Set exercise: Quote word for word the lines below, beginning with the first and ending with the one that has "let lineH = 38.5". Drop the pictures.
==*==
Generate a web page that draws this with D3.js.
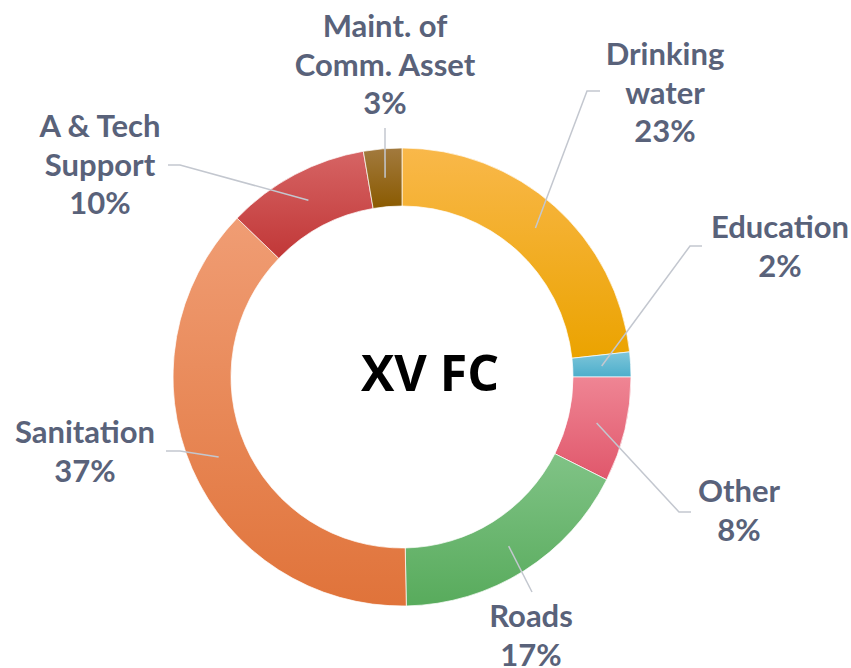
<!DOCTYPE html>
<html lang="en">
<head>
<meta charset="UTF-8">
<title>XV FC</title>
<style>
    body{
        margin: 0;
        background-color: #fff;
    }
    .label{
        font-family: Lato, "Open Sans", sans-serif;
        font-weight: bold;
        font-size: 31px;
        fill: #59627a;
    }
    .title{
        font-family: "Open Sans", sans-serif;
        font-weight: bold;
        font-size: 50px;
        fill: #000;
    }
</style>
</head>
<body>
<div id="chart"></div>
<script src="https://d3js.org/d3.v7.min.js"></script>
<script>

// data (clockwise from 12 o'clock)
let categories = ["Drinking water","Education","Other","Roads","Sanitation","A & Tech Support","Maint. of Comm. Asset"]
let values = [23.25, 1.75, 7.4, 17.3, 37.5, 10.1, 2.7]
let pctLabels = ["23%","2%","8%","17%","37%","10%","3%"]

// top / bottom gradient colours per slice
let topColors = ["#f9b84a","#7fc6da","#ef8594","#80c386","#f09d74","#d66464","#a27a3e"]
let bottomColors = ["#eba300","#4caecb","#e0576b","#58ab5c","#e0733a","#c13737","#8a5a00"]

// label layout: text lines (name part), centre x, first baseline, leader start + elbow
let nameLines = [
    ["Drinking","water"],
    ["Education"],
    ["Other"],
    ["Roads"],
    ["Sanitation"],
    ["A & Tech","Support"],
    ["Maint. of","Comm. Asset"]
]
let labelPos = [
    {x:665, y:65, lx:[600,587], ly:91},
    {x:780, y:238, lx:[702,690], ly:246},
    {x:739, y:502, lx:[691,679], ly:512},
    {x:531, y:627, lx:[532], ly:592},
    {x:85, y:443, lx:[166,180], ly:451},
    {x:100, y:137, lx:[168,180], ly:165},
    {x:385, y:37, lx:[385], ly:128}
]

let W = 851, H = 668
let cx = 402, cy = 377
let outerR = 229, innerR = 171
let lineH = 38.5

let svg = d3.select("#chart")
    .append("svg")
    .attr("width", W)
    .attr("height", H)

let defs = svg.append("defs")
categories.forEach((c,i)=>{
    let g = defs.append("linearGradient")
        .attr("id","grad"+i)
        .attr("x1",0).attr("y1",0).attr("x2",0).attr("y2",1)
    g.append("stop").attr("offset","0%").attr("stop-color",topColors[i])
    g.append("stop").attr("offset","100%").attr("stop-color",bottomColors[i])
})

let pie = d3.pie().sort(null).value(d=>d)
let arcs = pie(values)

let arc = d3.arc()
    .innerRadius(innerR)
    .outerRadius(outerR)

let g = svg.append("g")
    .attr("transform",`translate(${cx},${cy})`)

g.selectAll(".slice")
    .data(arcs)
    .join("path")
    .attr("class","slice")
    .attr("d",arc)
    .attr("fill",(d,i)=>`url(#grad${i})`)
    .attr("stroke","#fff")
    .attr("stroke-width",0.7)

// leader lines, ending at the middle of each slice
svg.selectAll(".leader")
    .data(arcs)
    .join("polyline")
    .attr("class","leader")
    .attr("points",(d,i)=>{
        let p = labelPos[i]
        let c = arc.centroid(d)
        let pts = p.lx.map(x=>[x,p.ly])
        pts.push([cx+c[0],cy+c[1]])
        return pts.map(q=>q.join(",")).join(" ")
    })
    .attr("fill","none")
    .attr("stroke","#c3c7cf")
    .attr("stroke-width",1.5)

// labels: name lines then percentage
let lab = svg.selectAll(".label")
    .data(categories)
    .join("text")
    .attr("class","label")
    .attr("text-anchor","middle")

lab.selectAll("tspan")
    .data((d,i)=>nameLines[i].concat([pctLabels[i]]).map(t=>({t:t,i:i})))
    .join("tspan")
    .attr("x",d=>labelPos[d.i].x)
    .attr("y",(d,j)=>labelPos[d.i].y+j*lineH)
    .text(d=>d.t)

svg.append("text")
    .attr("class","title")
    .attr("x",430)
    .attr("y",391)
    .attr("text-anchor","middle")
    .text("XV FC")

</script>
</body>
</html>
==*==
Result below:
Generate a web page that draws this with D3.js.
<!DOCTYPE html>
<html lang="en">
<head>
<meta charset="UTF-8">
<title>XV FC</title>
<style>
    body{
        margin: 0;
        background-color: #fff;
    }
    .label{
        font-family: Lato, "Open Sans", sans-serif;
        font-weight: bold;
        font-size: 31px;
        fill: #59627a;
    }
    .title{
        font-family: "Open Sans", sans-serif;
        font-weight: bold;
        font-size: 50px;
        fill: #000;
    }
</style>
</head>
<body>
<div id="chart"></div>
<script src="https://d3js.org/d3.v7.min.js"></script>
<script>

// data (clockwise from 12 o'clock)
let categories = ["Drinking water","Education","Other","Roads","Sanitation","A & Tech Support","Maint. of Comm. Asset"]
let values = [23.25, 1.75, 7.4, 17.3, 37.5, 10.1, 2.7]
let pctLabels = ["23%","2%","8%","17%","37%","10%","3%"]

// top / bottom gradient colours per slice
let topColors = ["#f9b84a","#7fc6da","#ef8594","#80c386","#f09d74","#d66464","#a27a3e"]
let bottomColors = ["#eba300","#4caecb","#e0576b","#58ab5c","#e0733a","#c13737","#8a5a00"]

// label layout: text lines (name part), centre x, first baseline, leader start + elbow
let nameLines = [
    ["Drinking","water"],
    ["Education"],
    ["Other"],
    ["Roads"],
    ["Sanitation"],
    ["A & Tech","Support"],
    ["Maint. of","Comm. Asset"]
]
let labelPos = [
    {x:665, y:65, lx:[600,587], ly:91},
    {x:780, y:238, lx:[702,690], ly:246},
    {x:739, y:502, lx:[691,679], ly:512},
    {x:531, y:627, lx:[532], ly:592},
    {x:85, y:443, lx:[166,180], ly:451},
    {x:100, y:137, lx:[168,180], ly:165},
    {x:385, y:37, lx:[385], ly:128}
]

let W = 851, H = 668
let cx = 402, cy = 377
let outerR = 229, innerR = 171
let lineH = 38.5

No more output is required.